Dear Editor,
It was on the following note; ‘GECOM is comatose as of 2020 when it comes to reviews and innovation,’ that Commissioner Vincent Alexander ended his letter to the editor recently published in mainstream media. Comatose people are known to be both asleep and unresponsive. In that regard, while Commissioner Alexander holds to his view that GECOM appears to be in the situation he so described, at the same time, he failed to recognize that his demands are in effect on life support. The basis for Commissioner Alexander’s labeling of GECOM’s fresh approach to its constitutional mandate since 2020 is essentially, because the Commission has rejected, for the time being, the political opposition’s four demands namely; electronic fingerprint identification, use of electronic biometric identification at the place of poll and abandonment of the so-called ‘bloated voters’ list.’
Commissioner Alexander’s criticism is without merit, but more importantly, has no basis in law. The Commissioner ignores completely the majority view advanced at commission meetings that any acceptance and implementation of the opposition’s four demands would be unconstitutional and illegal. Were the Commission to agree to the opposition’s demands, in effect it would mean embarking on a fresh house-to-house registration, the abandonment of the extant National Register of Registrants and the passage of new laws to give effect to the APNU’s ‘innovative’ measures to enable persons to be qualified to vote at an election. Furthermore, it is not true as Alexander claims, that the commission has been unresponsive or asleep in respect to these matters. The records will show that the Commission discussed, time and again each of the four opposition demands fully and exhaustively without reaching any agreement on any of them. Yet Alexander persists, not only in pushing the envelope containing the four demands but insisting that they be adopted and implemented notwithstanding the legal and other arguments advanced against their acceptance and enforcement at this time.
In this regard, it is disingenuous to claim that the Commission has refused to review or innovate in respect to matters that are consistent with its constitutional mandate. There have been several instances at commission meetings in preparation for the successfully held LGE, when opposition commissioners called for a review of certain matters that were eventually acceded to by the commission following advice received of the CEO, the DCEO, the Legal Officer and ultimately the Chair.
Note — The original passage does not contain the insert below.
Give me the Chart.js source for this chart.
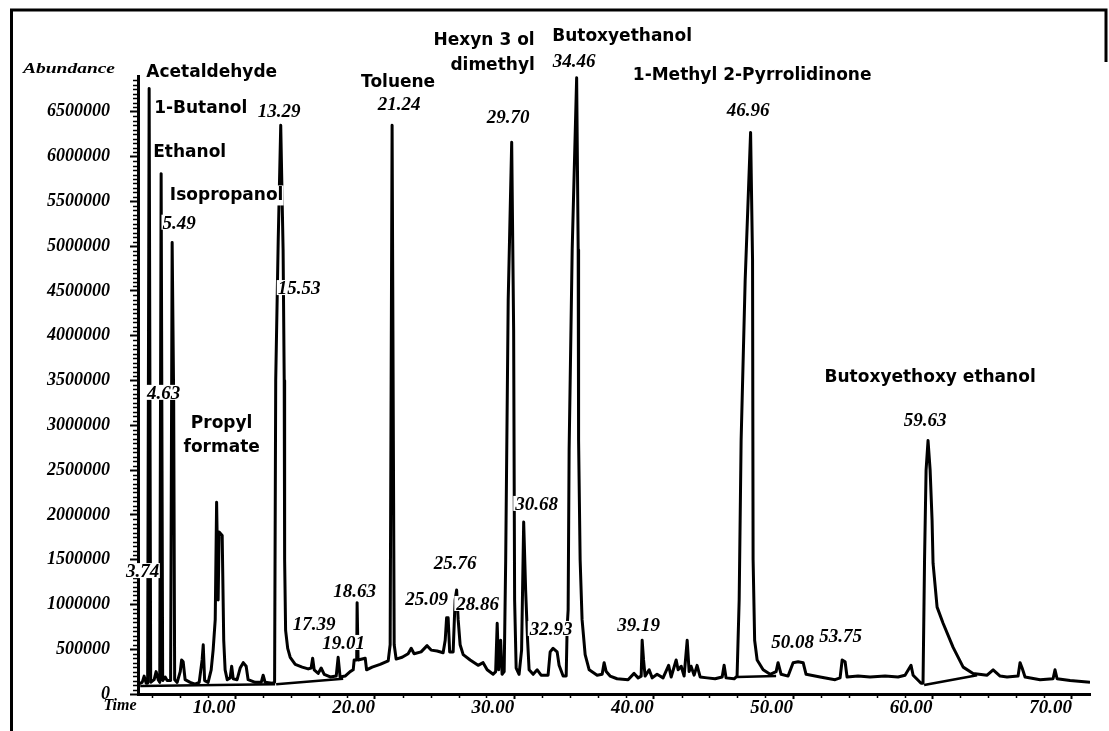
<!DOCTYPE html>
<html>
<head>
<meta charset="utf-8">
<title>Chromatogram</title>
<script src="https://cdn.jsdelivr.net/npm/chart.js@4.4.0/dist/chart.umd.min.js"></script>
<style>
  html, body { margin: 0; padding: 0; background: #fff; }
  #wrap { width: 1109px; height: 731px; }
</style>
</head>
<body>
<div id="wrap"><canvas id="myChart" width="1109" height="731"></canvas></div>
<script>
// retention time (min) / abundance
var traceTime = [3.01, 3.30, 3.44, 3.59, 3.69, 3.80, 3.91, 4.16, 4.30, 4.45, 4.56, 4.66, 4.77, 4.95, 5.09, 5.34, 5.45, 5.56, 5.63, 5.81,
  6.03, 6.13, 6.24, 6.38, 6.74, 7.10, 7.39, 7.60, 7.68, 7.78, 8.03, 8.25, 8.39, 8.54, 8.64, 8.75, 8.82, 9.04, 9.15, 9.25,
  9.40, 9.61, 9.72, 9.83, 10.11, 10.33, 10.55, 10.76, 10.90, 11.41, 11.84, 11.98, 12.12, 12.63, 12.80, 12.88, 13.06, 13.24, 13.41, 13.49,
  13.52, 13.59, 13.74, 13.92, 14.28, 14.78, 15.21, 15.42, 15.53, 15.64, 15.93, 16.14, 16.36, 16.79, 17.22, 17.36, 17.50, 17.86, 18.22, 18.44,
  18.51, 18.69, 18.72, 18.79, 19.30, 19.40, 19.80, 20.37, 20.95, 21.09, 21.23, 21.38, 21.52, 21.95, 22.38, 22.60, 22.81, 23.31, 23.74, 24.03,
  24.46, 24.89, 25.04, 25.14, 25.25, 25.36, 25.61, 25.75, 25.86, 25.97, 26.11, 26.33, 26.83, 27.40, 27.76, 28.05, 28.48, 28.66, 28.77, 28.87,
  29.02, 29.12, 29.27, 29.38, 29.56, 29.81, 29.95, 30.02, 30.13, 30.34, 30.52, 30.67, 30.81, 30.95, 31.06, 31.35, 31.64, 31.92, 32.42, 32.57,
  32.78, 33.07, 33.21, 33.50, 33.72, 33.79, 33.86, 33.93, 34.15, 34.47, 34.58, 34.61, 34.72, 34.86, 35.08, 35.37, 35.94, 36.30, 36.44, 36.59,
  36.87, 37.37, 38.16, 38.59, 38.88, 39.10, 39.17, 39.27, 39.38, 39.67, 39.89, 40.24, 40.67, 41.07, 41.25, 41.61, 41.75, 41.97, 42.18, 42.40,
  42.54, 42.68, 42.90, 43.11, 43.33, 43.83, 44.40, 44.91, 45.05, 45.19, 45.77, 45.98, 46.13, 46.27, 46.56, 46.95, 47.09, 47.13, 47.24, 47.42,
  47.85, 48.35, 48.78, 48.92, 49.14, 49.64, 50.00, 50.36, 50.72, 50.93, 51.94, 53.01, 53.37, 53.52, 53.73, 53.87, 54.66, 55.52, 56.60, 57.53,
  58.03, 58.46, 58.61, 59.18, 59.32, 59.43, 59.54, 59.68, 59.83, 59.97, 60.04, 60.33, 60.76, 61.48, 62.20, 62.91, 63.92, 64.35, 64.85, 65.35,
  66.14, 66.28, 66.43, 66.64, 67.72, 68.65, 68.79, 68.94, 69.87, 71.30];
var traceAbundance = [110000, 130000, 200000, 120000, 120000, 6760000, 130000, 160000, 250000, 160000, 130000, 5810000, 150000, 190000, 150000, 150000, 5040000, 3280000, 160000, 130000,
  250000, 380000, 360000, 160000, 130000, 110000, 130000, 380000, 550000, 150000, 130000, 270000, 490000, 830000, 2140000, 1050000, 1810000, 1770000, 600000, 270000,
  160000, 180000, 310000, 170000, 160000, 290000, 350000, 310000, 160000, 130000, 130000, 210000, 130000, 120000, 130000, 3500000, 5070000, 6350000, 4960000, 3500000,
  1500000, 710000, 510000, 410000, 330000, 300000, 280000, 290000, 400000, 270000, 230000, 290000, 220000, 190000, 200000, 410000, 190000, 200000, 250000, 270000,
  380000, 380000, 1020000, 380000, 400000, 270000, 300000, 330000, 370000, 550000, 6350000, 550000, 390000, 410000, 450000, 510000, 450000, 470000, 540000, 490000,
  480000, 460000, 600000, 850000, 850000, 470000, 470000, 1050000, 1160000, 830000, 550000, 440000, 380000, 320000, 350000, 270000, 220000, 250000, 790000, 270000,
  600000, 220000, 250000, 1500000, 4400000, 6160000, 4060000, 1050000, 290000, 220000, 490000, 1920000, 1160000, 600000, 270000, 220000, 270000, 210000, 210000, 470000,
  510000, 470000, 320000, 200000, 200000, 750000, 940000, 2720000, 4960000, 6880000, 4960000, 2830000, 1500000, 830000, 440000, 270000, 210000, 220000, 350000, 250000,
  200000, 170000, 160000, 230000, 180000, 200000, 600000, 380000, 200000, 270000, 180000, 220000, 180000, 320000, 190000, 380000, 270000, 310000, 200000, 600000,
  250000, 310000, 210000, 320000, 190000, 180000, 170000, 190000, 320000, 180000, 170000, 200000, 1050000, 2830000, 4620000, 6270000, 4840000, 1500000, 600000, 380000,
  270000, 220000, 250000, 350000, 220000, 200000, 350000, 360000, 350000, 220000, 190000, 160000, 180000, 380000, 360000, 190000, 200000, 190000, 200000, 190000,
  210000, 320000, 210000, 120000, 120000, 1500000, 2500000, 2830000, 2500000, 1940000, 1460000, 970000, 790000, 520000, 300000, 230000, 210000, 270000, 200000, 190000,
  200000, 350000, 290000, 190000, 160000, 170000, 270000, 170000, 150000, 130000];

// integration baseline segments drawn under some peaks (null = break)
var baseTime = [3.16, 12.84, 12.87, 12.91, 17.72, 17.75, 45.98, 48.78, 48.80, 59.40, 63.20];
var baseAbundance = [90000, 110000, null, 110000, 170000, null, 190000, 200000, null, 100000, 210000];

var xTicks = [10, 20, 30, 40, 50, 60, 70];
var yTicks = [0, 500000, 1000000, 1500000, 2000000, 2500000, 3000000, 3500000, 4000000, 4500000, 5000000, 5500000, 6000000, 6500000];

// compound names and retention-time tags, anchored at (time, abundance)
var nameLabels = ['Acetaldehyde', '1-Butanol', 'Ethanol', 'Isopropanol', 'Propyl', 'formate', 'Toluene', 'Hexyn 3 ol', 'dimethyl',
  'Butoxyethanol', '1-Methyl 2-Pyrrolidinone', 'Butoxyethoxy ethanol'];
var nameTimes = [8.29, 7.50, 6.71, 9.36, 9.00, 9.00, 21.66, 27.83, 28.44, 37.73, 47.06, 59.83];
var nameLevels = [6940000, 6540000, 6040000, 5560000, 3020000, 2750000, 6830000, 7300000, 7020000, 7340000, 6910000, 3530000];

var rtLabels = ['3.74', '4.63', '5.49', '13.29', '15.53', '17.39', '18.63', '19.01', '21.24', '25.09', '25.76', '28.86', '29.70',
  '30.68', '32.93', '34.46', '39.19', '46.96', '50.08', '53.75', '59.63'];
var rtTimes = [3.34, 4.84, 5.95, 13.13, 14.56, 15.64, 18.54, 17.75, 21.74, 23.71, 25.75, 27.37, 29.56,
  31.60, 32.64, 34.29, 38.92, 46.77, 49.96, 53.41, 59.47];
var rtLevels = [1360000, 3350000, 5250000, 6500000, 4520000, 770000, 1140000, 558000, 6570000, 1050000, 1450000, 993000, 6430000,
  2110000, 714000, 7050000, 759000, 6510000, 569000, 636000, 3050000];

var numFont = { family: 'Liberation Serif', size: 18, weight: 'bold', style: 'italic' };

var tracePoints = traceTime.map(function (t, i) { return { x: t, y: traceAbundance[i] }; });
var basePoints = baseTime.map(function (t, i) { return { x: t, y: baseAbundance[i] }; });

function boxedText(ctx, text, x, y) {
  var m = ctx.measureText(text);
  var l = x - m.actualBoundingBoxLeft - 1;
  var t = y - m.actualBoundingBoxAscent - 1;
  var w = m.actualBoundingBoxLeft + m.actualBoundingBoxRight + 2;
  var h = m.actualBoundingBoxAscent + m.actualBoundingBoxDescent + 2;
  ctx.fillStyle = '#fff';
  ctx.fillRect(l, t, w, h);
  ctx.fillStyle = '#000';
  ctx.fillText(text, x, y);
}

var decor = {
  id: 'decor',
  beforeDraw: function (chart) {
    var ctx = chart.ctx;
    ctx.save();
    ctx.fillStyle = '#fff';
    ctx.fillRect(0, 0, chart.width, chart.height);
    // scanned page frame
    ctx.strokeStyle = '#000';
    ctx.lineWidth = 3;
    ctx.beginPath();
    ctx.moveTo(11.5, 731); ctx.lineTo(11.5, 10); ctx.lineTo(1106, 10);
    ctx.lineTo(1106, 62);
    ctx.stroke();
    ctx.restore();
  },
  afterDraw: function (chart) {
    var ctx = chart.ctx;
    var xs = chart.scales.x, ys = chart.scales.y;
    var area = chart.chartArea;
    ctx.save();
    // minor ticks
    ctx.strokeStyle = '#000';
    ctx.lineWidth = 1.5;
    ctx.beginPath();
    for (var v = 50000; v <= 6850000; v += 50000) {
      if (v % 500000 === 0) continue;
      var py = Math.round(ys.getPixelForValue(v)) + 0.5;
      ctx.moveTo(area.left - 5, py); ctx.lineTo(area.left, py);
    }
    for (var t = 4; t <= 70; t += 2) {
      if (t % 10 === 0) continue;
      var px = Math.round(xs.getPixelForValue(t)) + 0.5;
      ctx.moveTo(px, area.bottom); ctx.lineTo(px, area.bottom + 4);
    }
    ctx.stroke();

    // axis captions
    ctx.fillStyle = '#000';
    ctx.font = 'italic bold 15px "Liberation Serif"';
    ctx.textBaseline = 'middle';
    var w = ctx.measureText('Abundance').width;
    ctx.save();
    ctx.translate(area.left - 115, area.top - 7);
    ctx.scale(92 / w, 1);
    ctx.textAlign = 'left';
    ctx.fillText('Abundance', 0, 0);
    ctx.restore();
    ctx.font = 'italic bold 16px "Liberation Serif"';
    ctx.textAlign = 'center';
    ctx.fillText('Time', area.left - 18, area.bottom + 12);

    // compound names
    ctx.textAlign = 'center';
    ctx.textBaseline = 'middle';
    ctx.font = 'bold 17px "DejaVu Sans"';
    nameLabels.forEach(function (s, i) {
      boxedText(ctx, s, xs.getPixelForValue(nameTimes[i]), ys.getPixelForValue(nameLevels[i]));
    });
    // retention time tags
    ctx.font = 'italic bold 19px "Liberation Serif"';
    rtLabels.forEach(function (s, i) {
      boxedText(ctx, s, xs.getPixelForValue(rtTimes[i]), ys.getPixelForValue(rtLevels[i]));
    });
    ctx.restore();
  }
};

var ctx = document.getElementById('myChart').getContext('2d');
var chart = new Chart(ctx, {
  type: 'line',
  data: {
    datasets: [{
      label: 'TIC',
      data: tracePoints,
      borderColor: '#000',
      borderWidth: 3,
      borderJoinStyle: 'round',
      pointRadius: 0,
      tension: 0,
      fill: false
    }, {
      label: 'baseline',
      data: basePoints,
      borderColor: '#000',
      borderWidth: 2.5,
      pointRadius: 0,
      spanGaps: false,
      tension: 0,
      fill: false
    }]
  },
  options: {
    responsive: false,
    animation: false,
    events: [],
    layout: { padding: { top: 76, right: 19, bottom: 0, left: 0 } },
    plugins: {
      legend: { display: false },
      tooltip: { enabled: false }
    },
    scales: {
      x: {
        type: 'linear',
        min: 3.0,
        max: 71.3,
        afterFit: function (s) { s.height = 37; },
        afterBuildTicks: function (s) { s.ticks = xTicks.map(function (v) { return { value: v }; }); },
        grid: { display: true, drawOnChartArea: false, drawTicks: true, tickLength: 5, tickWidth: 2, tickColor: '#000', color: '#000' },
        border: { display: true, color: '#000', width: 3 },
        ticks: {
          align: 'end', padding: -2, maxRotation: 0, autoSkip: false, color: '#000',
          font: { family: 'Liberation Serif', size: 19, weight: 'bold', style: 'italic' },
          callback: function (v) { return Number(v).toFixed(2); }
        }
      },
      y: {
        min: 0,
        max: 6900000,
        afterFit: function (s) { s.width = 138; },
        afterBuildTicks: function (s) { s.ticks = yTicks.map(function (v) { return { value: v }; }); },
        grid: { display: true, drawOnChartArea: false, drawTicks: true, tickLength: 8, tickWidth: 2, tickColor: '#000', color: '#000' },
        border: { display: true, color: '#000', width: 3 },
        ticks: {
          padding: 20, autoSkip: false, color: '#000', font: numFont,
          callback: function (v) { return String(v); }
        }
      }
    }
  },
  plugins: [decor]
});
</script>
</body>
</html>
As far as innovation is concerned, while the Commission is free to consider innovative measures at an operational level it is not free to innovate within the legally and constitutionally mandated framework. It is for parliament to innovate by the enactment new laws to guide the work of the Commission. In that regard, as a result of recommendations adopted by the Commission since 2020, some innovative operational measures were initiated by the Commission with a view to ensuring the general conduct and supervision of free and fair elections in Guyana as was demonstrated in the just concluded Local Government Election.